Rows from a dataset of charts and code:
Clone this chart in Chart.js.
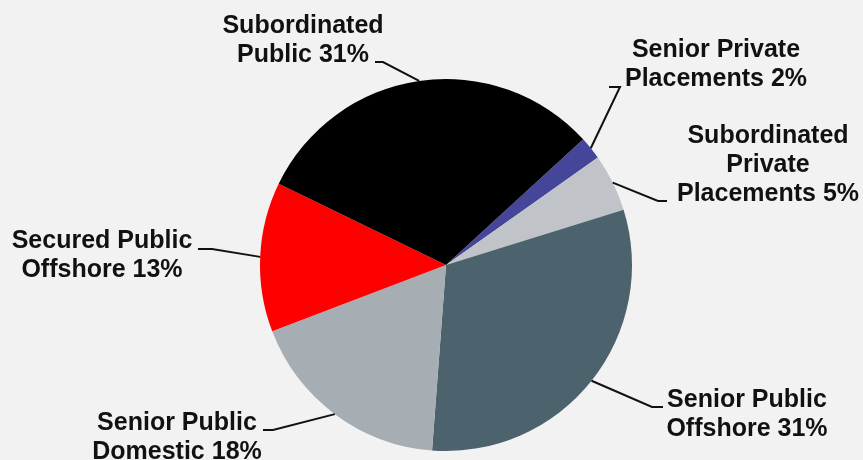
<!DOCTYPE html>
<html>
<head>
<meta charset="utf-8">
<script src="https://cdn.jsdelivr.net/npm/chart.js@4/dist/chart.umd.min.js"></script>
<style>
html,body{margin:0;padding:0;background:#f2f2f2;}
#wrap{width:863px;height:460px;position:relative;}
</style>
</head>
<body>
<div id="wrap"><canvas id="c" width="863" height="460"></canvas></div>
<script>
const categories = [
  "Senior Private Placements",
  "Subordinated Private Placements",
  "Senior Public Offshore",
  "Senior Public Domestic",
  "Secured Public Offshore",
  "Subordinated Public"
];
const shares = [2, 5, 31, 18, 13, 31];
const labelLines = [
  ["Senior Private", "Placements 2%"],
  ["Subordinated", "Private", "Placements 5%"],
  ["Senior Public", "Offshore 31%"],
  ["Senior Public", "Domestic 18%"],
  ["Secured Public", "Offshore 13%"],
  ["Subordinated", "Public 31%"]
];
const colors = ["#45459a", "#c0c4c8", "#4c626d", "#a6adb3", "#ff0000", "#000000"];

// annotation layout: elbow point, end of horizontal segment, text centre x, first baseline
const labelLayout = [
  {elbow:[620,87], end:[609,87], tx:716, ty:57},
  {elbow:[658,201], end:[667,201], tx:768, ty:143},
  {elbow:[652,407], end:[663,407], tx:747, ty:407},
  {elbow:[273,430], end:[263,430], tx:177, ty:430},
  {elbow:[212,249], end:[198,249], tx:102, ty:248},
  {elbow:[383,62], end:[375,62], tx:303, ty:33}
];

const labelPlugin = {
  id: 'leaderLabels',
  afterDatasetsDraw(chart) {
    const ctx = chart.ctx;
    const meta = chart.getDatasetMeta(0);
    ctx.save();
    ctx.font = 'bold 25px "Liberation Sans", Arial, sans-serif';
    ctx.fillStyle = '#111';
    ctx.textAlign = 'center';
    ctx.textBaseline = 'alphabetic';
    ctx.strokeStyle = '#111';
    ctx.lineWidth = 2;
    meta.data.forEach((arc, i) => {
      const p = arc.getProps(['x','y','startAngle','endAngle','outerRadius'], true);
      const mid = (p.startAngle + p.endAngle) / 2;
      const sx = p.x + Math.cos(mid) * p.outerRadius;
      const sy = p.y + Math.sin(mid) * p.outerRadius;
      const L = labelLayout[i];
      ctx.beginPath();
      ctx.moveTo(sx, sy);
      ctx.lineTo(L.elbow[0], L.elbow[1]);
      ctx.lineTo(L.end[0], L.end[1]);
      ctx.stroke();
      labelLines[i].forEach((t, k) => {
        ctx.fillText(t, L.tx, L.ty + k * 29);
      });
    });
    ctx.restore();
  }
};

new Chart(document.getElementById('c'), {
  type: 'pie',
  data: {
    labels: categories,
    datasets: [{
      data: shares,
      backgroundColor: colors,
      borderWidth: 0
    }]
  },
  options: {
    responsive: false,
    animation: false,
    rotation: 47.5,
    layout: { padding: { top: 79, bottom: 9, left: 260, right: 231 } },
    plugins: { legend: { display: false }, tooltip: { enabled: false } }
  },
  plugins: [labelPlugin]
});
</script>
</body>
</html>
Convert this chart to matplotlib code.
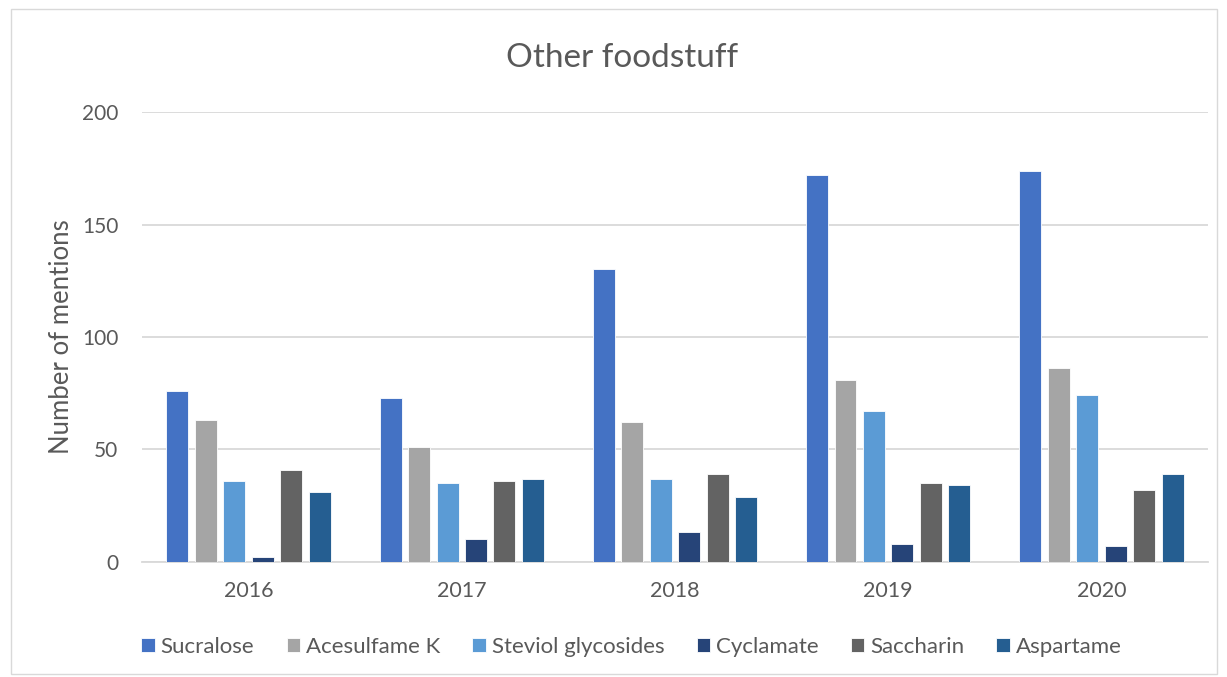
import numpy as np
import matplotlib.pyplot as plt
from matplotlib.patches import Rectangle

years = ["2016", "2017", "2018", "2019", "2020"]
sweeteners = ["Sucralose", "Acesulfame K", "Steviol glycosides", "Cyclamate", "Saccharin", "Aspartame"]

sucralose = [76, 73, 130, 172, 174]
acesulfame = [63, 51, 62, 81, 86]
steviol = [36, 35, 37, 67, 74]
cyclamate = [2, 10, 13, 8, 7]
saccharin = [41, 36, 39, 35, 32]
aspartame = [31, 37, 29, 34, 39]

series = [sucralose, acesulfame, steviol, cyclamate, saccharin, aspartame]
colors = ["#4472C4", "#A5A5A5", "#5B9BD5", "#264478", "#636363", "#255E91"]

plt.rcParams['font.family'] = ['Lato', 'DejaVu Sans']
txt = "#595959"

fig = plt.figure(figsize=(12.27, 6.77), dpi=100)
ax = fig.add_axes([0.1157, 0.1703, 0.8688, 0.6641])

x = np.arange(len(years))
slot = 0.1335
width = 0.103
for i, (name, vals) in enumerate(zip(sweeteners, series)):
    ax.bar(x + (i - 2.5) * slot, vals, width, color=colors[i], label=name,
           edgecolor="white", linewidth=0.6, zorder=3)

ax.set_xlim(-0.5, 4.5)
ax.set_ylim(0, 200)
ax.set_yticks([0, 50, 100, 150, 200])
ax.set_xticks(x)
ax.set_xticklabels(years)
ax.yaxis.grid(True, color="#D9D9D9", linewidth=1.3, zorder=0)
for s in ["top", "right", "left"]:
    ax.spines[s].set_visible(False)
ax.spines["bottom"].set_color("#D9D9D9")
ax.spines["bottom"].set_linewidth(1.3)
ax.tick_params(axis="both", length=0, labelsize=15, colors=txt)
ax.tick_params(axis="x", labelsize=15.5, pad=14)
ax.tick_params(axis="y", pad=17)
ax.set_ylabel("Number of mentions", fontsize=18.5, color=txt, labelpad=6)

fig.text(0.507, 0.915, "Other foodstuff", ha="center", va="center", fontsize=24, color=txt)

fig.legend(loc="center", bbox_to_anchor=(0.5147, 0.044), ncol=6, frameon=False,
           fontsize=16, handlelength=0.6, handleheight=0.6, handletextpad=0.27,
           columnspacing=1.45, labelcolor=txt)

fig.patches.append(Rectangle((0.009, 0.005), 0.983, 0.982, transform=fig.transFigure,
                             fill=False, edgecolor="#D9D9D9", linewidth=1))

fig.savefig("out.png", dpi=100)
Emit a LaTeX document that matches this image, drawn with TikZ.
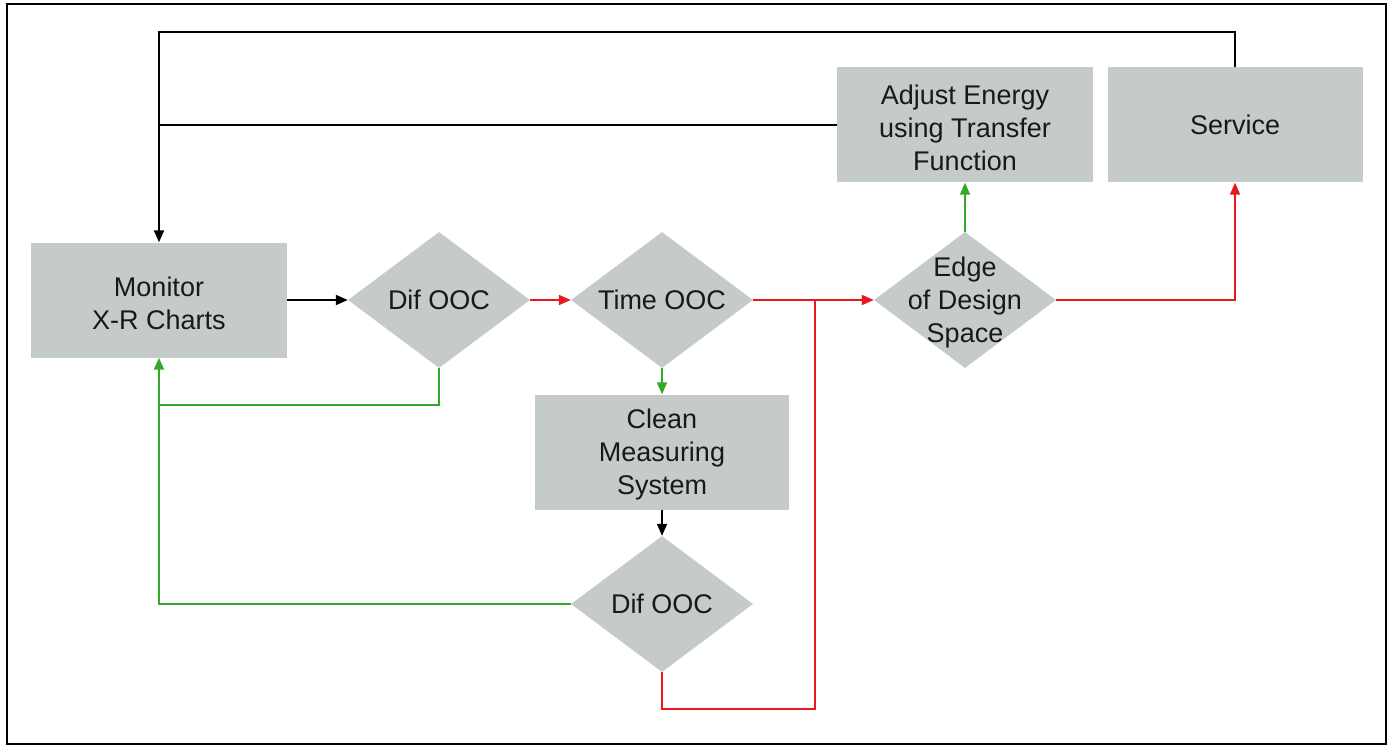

▶ _Direction_
Write out the full listing verbatim, excluding its pictures.

▶ _Task result_
Clone this chart in Chart.js.
<!DOCTYPE html>
<html>
<head>
<meta charset="utf-8">
<script src="https://cdn.jsdelivr.net/npm/chart.js@4/dist/chart.umd.min.js"></script>
<style>
html,body{margin:0;padding:0;background:#f2f2f2;}
#wrap{width:863px;height:460px;position:relative;}
</style>
</head>
<body>
<div id="wrap"><canvas id="c" width="863" height="460"></canvas></div>
<script>
const categories = [
  "Senior Private Placements",
  "Subordinated Private Placements",
  "Senior Public Offshore",
  "Senior Public Domestic",
  "Secured Public Offshore",
  "Subordinated Public"
];
const shares = [2, 5, 31, 18, 13, 31];
const labelLines = [
  ["Senior Private", "Placements 2%"],
  ["Subordinated", "Private", "Placements 5%"],
  ["Senior Public", "Offshore 31%"],
  ["Senior Public", "Domestic 18%"],
  ["Secured Public", "Offshore 13%"],
  ["Subordinated", "Public 31%"]
];
const colors = ["#45459a", "#c0c4c8", "#4c626d", "#a6adb3", "#ff0000", "#000000"];

// annotation layout: elbow point, end of horizontal segment, text centre x, first baseline
const labelLayout = [
  {elbow:[620,87], end:[609,87], tx:716, ty:57},
  {elbow:[658,201], end:[667,201], tx:768, ty:143},
  {elbow:[652,407], end:[663,407], tx:747, ty:407},
  {elbow:[273,430], end:[263,430], tx:177, ty:430},
  {elbow:[212,249], end:[198,249], tx:102, ty:248},
  {elbow:[383,62], end:[375,62], tx:303, ty:33}
];

const labelPlugin = {
  id: 'leaderLabels',
  afterDatasetsDraw(chart) {
    const ctx = chart.ctx;
    const meta = chart.getDatasetMeta(0);
    ctx.save();
    ctx.font = 'bold 25px "Liberation Sans", Arial, sans-serif';
    ctx.fillStyle = '#111';
    ctx.textAlign = 'center';
    ctx.textBaseline = 'alphabetic';
    ctx.strokeStyle = '#111';
    ctx.lineWidth = 2;
    meta.data.forEach((arc, i) => {
      const p = arc.getProps(['x','y','startAngle','endAngle','outerRadius'], true);
      const mid = (p.startAngle + p.endAngle) / 2;
      const sx = p.x + Math.cos(mid) * p.outerRadius;
      const sy = p.y + Math.sin(mid) * p.outerRadius;
      const L = labelLayout[i];
      ctx.beginPath();
      ctx.moveTo(sx, sy);
      ctx.lineTo(L.elbow[0], L.elbow[1]);
      ctx.lineTo(L.end[0], L.end[1]);
      ctx.stroke();
      labelLines[i].forEach((t, k) => {
        ctx.fillText(t, L.tx, L.ty + k * 29);
      });
    });
    ctx.restore();
  }
};

new Chart(document.getElementById('c'), {
  type: 'pie',
  data: {
    labels: categories,
    datasets: [{
      data: shares,
      backgroundColor: colors,
      borderWidth: 0
    }]
  },
  options: {
    responsive: false,
    animation: false,
    rotation: 47.5,
    layout: { padding: { top: 79, bottom: 9, left: 260, right: 231 } },
    plugins: { legend: { display: false }, tooltip: { enabled: false } }
  },
  plugins: [labelPlugin]
});
</script>
</body>
</html>
Convert this chart to matplotlib code.
import numpy as np
import matplotlib.pyplot as plt
from matplotlib.patches import Rectangle

years = ["2016", "2017", "2018", "2019", "2020"]
sweeteners = ["Sucralose", "Acesulfame K", "Steviol glycosides", "Cyclamate", "Saccharin", "Aspartame"]

sucralose = [76, 73, 130, 172, 174]
acesulfame = [63, 51, 62, 81, 86]
steviol = [36, 35, 37, 67, 74]
cyclamate = [2, 10, 13, 8, 7]
saccharin = [41, 36, 39, 35, 32]
aspartame = [31, 37, 29, 34, 39]

series = [sucralose, acesulfame, steviol, cyclamate, saccharin, aspartame]
colors = ["#4472C4", "#A5A5A5", "#5B9BD5", "#264478", "#636363", "#255E91"]

plt.rcParams['font.family'] = ['Lato', 'DejaVu Sans']
txt = "#595959"

fig = plt.figure(figsize=(12.27, 6.77), dpi=100)
ax = fig.add_axes([0.1157, 0.1703, 0.8688, 0.6641])

x = np.arange(len(years))
slot = 0.1335
width = 0.103
for i, (name, vals) in enumerate(zip(sweeteners, series)):
    ax.bar(x + (i - 2.5) * slot, vals, width, color=colors[i], label=name,
           edgecolor="white", linewidth=0.6, zorder=3)

ax.set_xlim(-0.5, 4.5)
ax.set_ylim(0, 200)
ax.set_yticks([0, 50, 100, 150, 200])
ax.set_xticks(x)
ax.set_xticklabels(years)
ax.yaxis.grid(True, color="#D9D9D9", linewidth=1.3, zorder=0)
for s in ["top", "right", "left"]:
    ax.spines[s].set_visible(False)
ax.spines["bottom"].set_color("#D9D9D9")
ax.spines["bottom"].set_linewidth(1.3)
ax.tick_params(axis="both", length=0, labelsize=15, colors=txt)
ax.tick_params(axis="x", labelsize=15.5, pad=14)
ax.tick_params(axis="y", pad=17)
ax.set_ylabel("Number of mentions", fontsize=18.5, color=txt, labelpad=6)

fig.text(0.507, 0.915, "Other foodstuff", ha="center", va="center", fontsize=24, color=txt)

fig.legend(loc="center", bbox_to_anchor=(0.5147, 0.044), ncol=6, frameon=False,
           fontsize=16, handlelength=0.6, handleheight=0.6, handletextpad=0.27,
           columnspacing=1.45, labelcolor=txt)

fig.patches.append(Rectangle((0.009, 0.005), 0.983, 0.982, transform=fig.transFigure,
                             fill=False, edgecolor="#D9D9D9", linewidth=1))

fig.savefig("out.png", dpi=100)
Emit a LaTeX document that matches this image, drawn with TikZ.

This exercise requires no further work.